Going into todays heat races, which will get underway when the smoke permits, the story in Formula One is a brewing shootout between defending Gold champ Justin Meaders and Steve Temple in Fraed Naught.
Yesterday the duo put up a close 254 mph contest in Heat 1A, the pair never running far apart. Temple, who recently bought Fraed Naught (best airplane name in the Reno pits) from its long time caretaker and Formula One man about town Lowell Slatter, has Slatter in the pits with him for invaluable knowledge about the plane, not to mention F1 racing (not that Temple needs much tutoring as he’s been running in F1 for years).
Slatter put the win down to selecting the correct propeller. Fraed Naught lead off the standing start, but Meaders in Limitless (a recent Kitplanes feature plane) was right there the entire time and clearly the race was won at the start. That’s when Temple had just that little bit more at the drop of the flag.

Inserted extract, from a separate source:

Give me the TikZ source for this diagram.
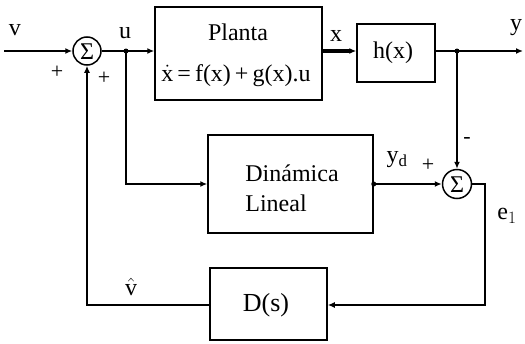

Highlighting the importance of propeller selection, Slatter noted he had five propellers with him at Reno, yet he ended up borrowing a sixth to get the winning combination.
Meaders is running essentially unchanged since his win last year. Some onboard testing equipment has been added to eventually reduce cooling drag, a new, pointier spinner was added “for looks” but otherwise the plane is in 2021 trim.
Other news in the F1 pit is Tim Cone is “tickled pink” to be third qualifier(!) in his Cassutt 111-M. He bought the plane in 2017, removed 70 lb of leftover tabs, wiring and other abandoned effluvium and managed an impressive 233 mph in yesterday’s heat race. The Cassutt features a sleek Grove wing, just in case you thought he might be pushing a legacy Cassutt Hershey bar wing to uncharted glory.
Jake Speidel has taken over the veteran Quadnickel. We didn’t recognize the plane thanks to crew chief Fernando Solorio’s efforts. No longer the raced-weary veteran, Quadnickel has been given an aerodynamic clean-up, and inspired by low riders at a car show at their Salinas home airport, Solorio made the huge effort to apply a deep, candy apple red lace paint job. It looks good and we’ll get some photos for you whenever the smoke goes away.
Kent Washington (213 mph) was fifth yesterday in Once More; Josh Watson sixth at 203 mph. Both are flying Cassutt 111-M’s.
Sort of in the woodshed at the moment are Carl Robinson in Sleeper, a square-wing Cassutt. He DNF’d yesterday with a pinhole oil leak. Ditto Justin Phillipson in his Shoestring No Strings Attached. His oil leak was larger because an oil line came adrift. Both competitors suffered no internal mechanical derangement and will be back in action today.
Not continuing this year is Eric Dienst who made the long trip from Maple Park, Illinois only to flip completely over during a start. It was a very low speed, slow event and the plane is completely repairable once it gets home and Dienst was unhurt. Word is Dienst had help from a tailwind, due to a downwind start, one of several put on by the organizers. For safety reasons the old scatter pylon method (darn exciting, those) of getting small race planes into the air into the wind, then turned around to race via left hand turns on the course has been long abandoned. But the downwind take offs (race starts) now resulting have their sketchy moments too. Yesterday’s 1A heat was one such, complete with a bonus dust devil whirlwind and there was plenty of visible wobbling during the start.
As usual, the F1 class is putting up excellent racing. The planes are visibly fast, run close and the standing starts are right in front of the crowd as well. Fun stuff and worth getting to Stead field early to see these speedster turned loose.